Eco-Tourism Firms Find a Foothold 
--------------------------------- 
 
13. (U) Qingyuan is scenic area, blessed with forested 
mountains and abundant rivers.  It is also home to a small 
but successful eco-tourism industry.  Prefecture maps and 
hotel pamphlets tout the area's white-water rafting, and a 
mountain not far from Qingcheng has an "adventure" hiking 
trail, complete with chain bridges and pulley swings. 
Workers were clearing a road through a bamboo forest on a 
mountain north of Qingyuan that will provide access to a 
nearby river for rafting.  Another successful venture is a 
3,000 mu (494 acre) farm outside of Qingcheng, run by an 
overseas Chinese from Malaysia, which charges visitors RMB 
25 (USD 3.13) to pick a variety of native and exotic fruits 
and vegetables. 
 
14. (U) Eco-tourism is a dependable long-term industry for 
Qingyuan, and tourists will continue to grow as the PRD and 
other areas of South China become more interconnected. 
Nevertheless, industrial development and pollution threaten 
to extinguish eco-tourism in its infancy, at least in the 
south where the majority of development is taking place. 

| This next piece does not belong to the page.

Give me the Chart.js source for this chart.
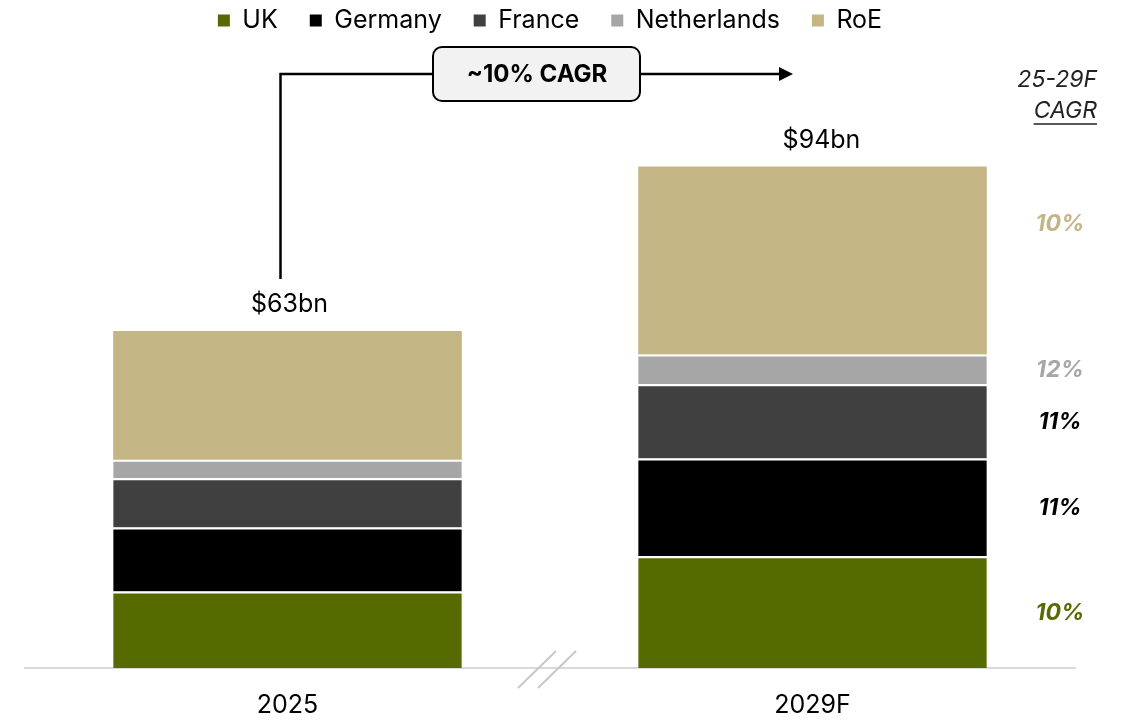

The mountainous north, which has less appeal to industry and 
more pristine land, stands to benefit greatly if these types 
of enterprises can attract enough customers. 
 
Comment: A Hard Bargain 
----------------------- 
 
15. (SBU) Qingyuan's breakneck industrialization is bringing 
prosperity to a formerly poor, agricultural prefecture. 
Jobs are now abundant, and wages are rising.  For companies, 
Qingyuan is a good compromise: it is located within two 
hours of Guangzhou and offers numerous investment 
incentives.  Qingyuan's good times may be short-lived, 
however, as these factories are by no means wedded to it -- 
as the Nike manager said, within five years some of them 
will move again, taking their jobs with them and leaving 
behind abandoned buildings and polluted air and water. 
Migrant laborers from the interior will follow the factories 
elsewhere.  Those who stay behind will need to figure out a 
more sustainable model for economic growth.